I think I smell a rat…

Today I was cleaning out my bedroom. An ephemeral flash of self-motivation to handle the easily neglected corner housing my backpacking packs, my sweaters that it is never cold enough to wear, and a graveyard of plastic bags, waiting to be resurrected through one of the myriad uses that makes their presence in that dark corner a precious commodity. The corner had gotten out of control and my OCD was now in the driver’s seat. The problem had to be addressed.

Gear removed, laundry sorted to its proper place, that’s when I saw the shreds of plastic bags and scraps of fabric from an old dry-cleaning bag. A nest had been formed, over how much time, I probably don’t want to know. Moments later, the rat appeared, jumping out of a tattered Shoprite shopping bag. This is the part where I say that I ran into the other room to grab a bucket and a shoe to wrangle the little sucker into a live trap that would lead to his survival…but in realty I shouted, ran into the other room to get away from the damn thing, had to calm my nerves before returning to TRY to enact the aforementioned plan. But alas, he, or she, was long gone. Likely under my bed. Yes, I am sitting on my bed typing this, knowing full well there is probably a rat chilling a foot below me.

The point here is not to highlight any challenges of living here – I have a fraction of the rats and cockroaches in this house than I had in Philadelphia and New York. The point is, sometimes inspiration comes, ostensibly out of nowhere, to challenge a problem that you just cannot ignore anymore. Once faced, that problem can show you nothing more than a bigger problem you had no idea you would find there. A mess becomes a rat, a rat becomes a fear, a paranoia, a challenge to your very ability to live life in peace.

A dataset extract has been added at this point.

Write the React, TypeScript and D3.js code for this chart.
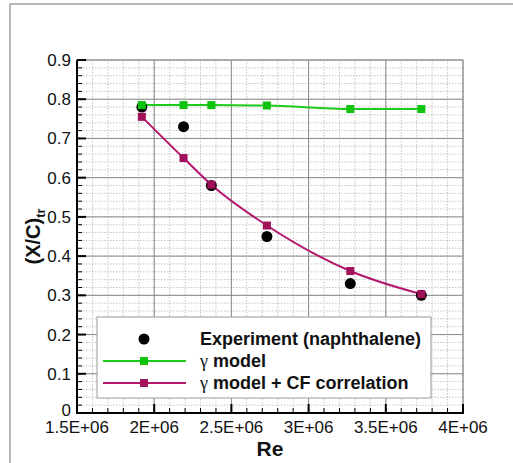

I do not mind the rat. He can live down there, in the dark confines of my bed frame, and pop out occasionally to munch on the crumbs left over from a night of snacking in bed (terrible habit). As long as he doesn’t crawl on my face or bother V, we’re in the clear.

In the same vein, the rats in our lives, those unexpected disturbances, need to be accepted while they exist. We do not need to embrace them full on, we just need to know that their presence in our lives is not permanent. And in the meantime, we just need to have a sense of humor about it. And know that when all other truths falter, one truth of life remains: it is always changing.